Give the data again exactly, from its opening line through the line in which "const seattleM3 = [0.418, 0.362, 0.220];" appears.
════════════════════
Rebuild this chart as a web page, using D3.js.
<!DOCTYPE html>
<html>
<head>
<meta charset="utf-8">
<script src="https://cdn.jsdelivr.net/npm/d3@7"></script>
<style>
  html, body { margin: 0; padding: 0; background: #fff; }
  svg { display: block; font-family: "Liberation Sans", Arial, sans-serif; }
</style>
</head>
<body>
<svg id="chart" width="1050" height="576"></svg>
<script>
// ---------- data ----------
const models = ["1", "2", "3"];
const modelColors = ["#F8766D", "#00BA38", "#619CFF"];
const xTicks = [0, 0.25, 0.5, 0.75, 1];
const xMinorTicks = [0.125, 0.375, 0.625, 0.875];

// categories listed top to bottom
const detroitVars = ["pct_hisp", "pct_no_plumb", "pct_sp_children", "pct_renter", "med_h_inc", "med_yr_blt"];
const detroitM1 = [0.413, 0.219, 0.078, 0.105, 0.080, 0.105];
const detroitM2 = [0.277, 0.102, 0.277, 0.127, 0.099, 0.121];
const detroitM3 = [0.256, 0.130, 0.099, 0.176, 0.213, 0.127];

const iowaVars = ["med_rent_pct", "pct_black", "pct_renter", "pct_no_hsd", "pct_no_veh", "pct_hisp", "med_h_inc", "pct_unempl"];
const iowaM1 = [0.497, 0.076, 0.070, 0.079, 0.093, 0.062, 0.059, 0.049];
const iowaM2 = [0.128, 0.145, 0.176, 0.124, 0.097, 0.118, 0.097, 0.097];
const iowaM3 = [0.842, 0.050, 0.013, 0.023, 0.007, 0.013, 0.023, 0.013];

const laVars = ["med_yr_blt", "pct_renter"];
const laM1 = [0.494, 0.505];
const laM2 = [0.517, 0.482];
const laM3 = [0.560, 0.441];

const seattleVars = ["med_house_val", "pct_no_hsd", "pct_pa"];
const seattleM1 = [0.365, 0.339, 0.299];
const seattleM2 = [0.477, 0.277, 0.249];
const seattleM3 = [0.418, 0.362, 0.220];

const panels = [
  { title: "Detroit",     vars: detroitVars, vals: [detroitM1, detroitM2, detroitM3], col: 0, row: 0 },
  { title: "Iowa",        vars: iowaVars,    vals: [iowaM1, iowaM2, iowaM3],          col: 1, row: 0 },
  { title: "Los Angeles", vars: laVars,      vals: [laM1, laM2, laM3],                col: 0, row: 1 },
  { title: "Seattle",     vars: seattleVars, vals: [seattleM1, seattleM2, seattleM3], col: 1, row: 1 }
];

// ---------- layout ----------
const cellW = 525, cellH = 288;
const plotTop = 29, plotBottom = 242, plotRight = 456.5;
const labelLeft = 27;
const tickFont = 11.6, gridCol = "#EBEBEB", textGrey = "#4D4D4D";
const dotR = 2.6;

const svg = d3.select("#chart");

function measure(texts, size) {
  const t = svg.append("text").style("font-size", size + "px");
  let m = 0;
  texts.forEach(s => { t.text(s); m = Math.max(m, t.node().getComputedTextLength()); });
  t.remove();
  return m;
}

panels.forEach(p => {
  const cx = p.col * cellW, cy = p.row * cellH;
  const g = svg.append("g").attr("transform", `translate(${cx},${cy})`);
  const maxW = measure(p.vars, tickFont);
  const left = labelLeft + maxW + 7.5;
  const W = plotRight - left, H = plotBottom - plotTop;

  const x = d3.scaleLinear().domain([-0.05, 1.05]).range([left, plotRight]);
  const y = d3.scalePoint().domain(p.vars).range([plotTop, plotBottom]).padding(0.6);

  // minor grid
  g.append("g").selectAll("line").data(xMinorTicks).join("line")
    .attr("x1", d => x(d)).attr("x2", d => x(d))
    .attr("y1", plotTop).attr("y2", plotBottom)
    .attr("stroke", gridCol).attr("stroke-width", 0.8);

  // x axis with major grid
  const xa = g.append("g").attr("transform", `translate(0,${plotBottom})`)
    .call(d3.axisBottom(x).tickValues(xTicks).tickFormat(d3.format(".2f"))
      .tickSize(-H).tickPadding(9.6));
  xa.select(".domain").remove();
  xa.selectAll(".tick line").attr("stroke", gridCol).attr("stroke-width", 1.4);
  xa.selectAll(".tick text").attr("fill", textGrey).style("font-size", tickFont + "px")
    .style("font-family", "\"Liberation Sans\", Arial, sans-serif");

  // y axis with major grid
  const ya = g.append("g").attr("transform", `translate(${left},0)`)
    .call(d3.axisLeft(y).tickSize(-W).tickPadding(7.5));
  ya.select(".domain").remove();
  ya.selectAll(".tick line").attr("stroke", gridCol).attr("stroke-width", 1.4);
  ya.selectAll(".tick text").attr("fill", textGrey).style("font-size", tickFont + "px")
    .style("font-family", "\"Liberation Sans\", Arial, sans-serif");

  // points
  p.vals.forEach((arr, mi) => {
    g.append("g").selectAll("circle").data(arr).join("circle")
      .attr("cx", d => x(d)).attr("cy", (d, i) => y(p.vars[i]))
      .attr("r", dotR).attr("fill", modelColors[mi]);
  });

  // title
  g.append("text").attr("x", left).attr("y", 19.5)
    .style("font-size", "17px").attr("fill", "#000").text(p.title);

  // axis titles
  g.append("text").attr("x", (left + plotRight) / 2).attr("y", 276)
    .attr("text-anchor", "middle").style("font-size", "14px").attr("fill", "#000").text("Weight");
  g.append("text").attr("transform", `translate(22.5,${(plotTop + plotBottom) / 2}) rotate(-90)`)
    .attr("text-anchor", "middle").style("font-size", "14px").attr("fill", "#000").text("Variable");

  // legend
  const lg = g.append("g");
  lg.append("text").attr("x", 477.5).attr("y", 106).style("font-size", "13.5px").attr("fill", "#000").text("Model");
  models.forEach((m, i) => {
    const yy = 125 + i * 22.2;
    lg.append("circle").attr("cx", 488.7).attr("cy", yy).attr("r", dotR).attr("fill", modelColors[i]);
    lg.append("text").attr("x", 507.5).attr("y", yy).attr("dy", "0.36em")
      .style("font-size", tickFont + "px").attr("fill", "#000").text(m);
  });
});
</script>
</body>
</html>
════════════════════
Complete answer
Rebuild this chart as a web page, using D3.js.
<!DOCTYPE html>
<html>
<head>
<meta charset="utf-8">
<script src="https://cdn.jsdelivr.net/npm/d3@7"></script>
<style>
  html, body { margin: 0; padding: 0; background: #fff; }
  svg { display: block; font-family: "Liberation Sans", Arial, sans-serif; }
</style>
</head>
<body>
<svg id="chart" width="1050" height="576"></svg>
<script>
// ---------- data ----------
const models = ["1", "2", "3"];
const modelColors = ["#F8766D", "#00BA38", "#619CFF"];
const xTicks = [0, 0.25, 0.5, 0.75, 1];
const xMinorTicks = [0.125, 0.375, 0.625, 0.875];

// categories listed top to bottom
const detroitVars = ["pct_hisp", "pct_no_plumb", "pct_sp_children", "pct_renter", "med_h_inc", "med_yr_blt"];
const detroitM1 = [0.413, 0.219, 0.078, 0.105, 0.080, 0.105];
const detroitM2 = [0.277, 0.102, 0.277, 0.127, 0.099, 0.121];
const detroitM3 = [0.256, 0.130, 0.099, 0.176, 0.213, 0.127];

const iowaVars = ["med_rent_pct", "pct_black", "pct_renter", "pct_no_hsd", "pct_no_veh", "pct_hisp", "med_h_inc", "pct_unempl"];
const iowaM1 = [0.497, 0.076, 0.070, 0.079, 0.093, 0.062, 0.059, 0.049];
const iowaM2 = [0.128, 0.145, 0.176, 0.124, 0.097, 0.118, 0.097, 0.097];
const iowaM3 = [0.842, 0.050, 0.013, 0.023, 0.007, 0.013, 0.023, 0.013];

const laVars = ["med_yr_blt", "pct_renter"];
const laM1 = [0.494, 0.505];
const laM2 = [0.517, 0.482];
const laM3 = [0.560, 0.441];

const seattleVars = ["med_house_val", "pct_no_hsd", "pct_pa"];
const seattleM1 = [0.365, 0.339, 0.299];
const seattleM2 = [0.477, 0.277, 0.249];
const seattleM3 = [0.418, 0.362, 0.220];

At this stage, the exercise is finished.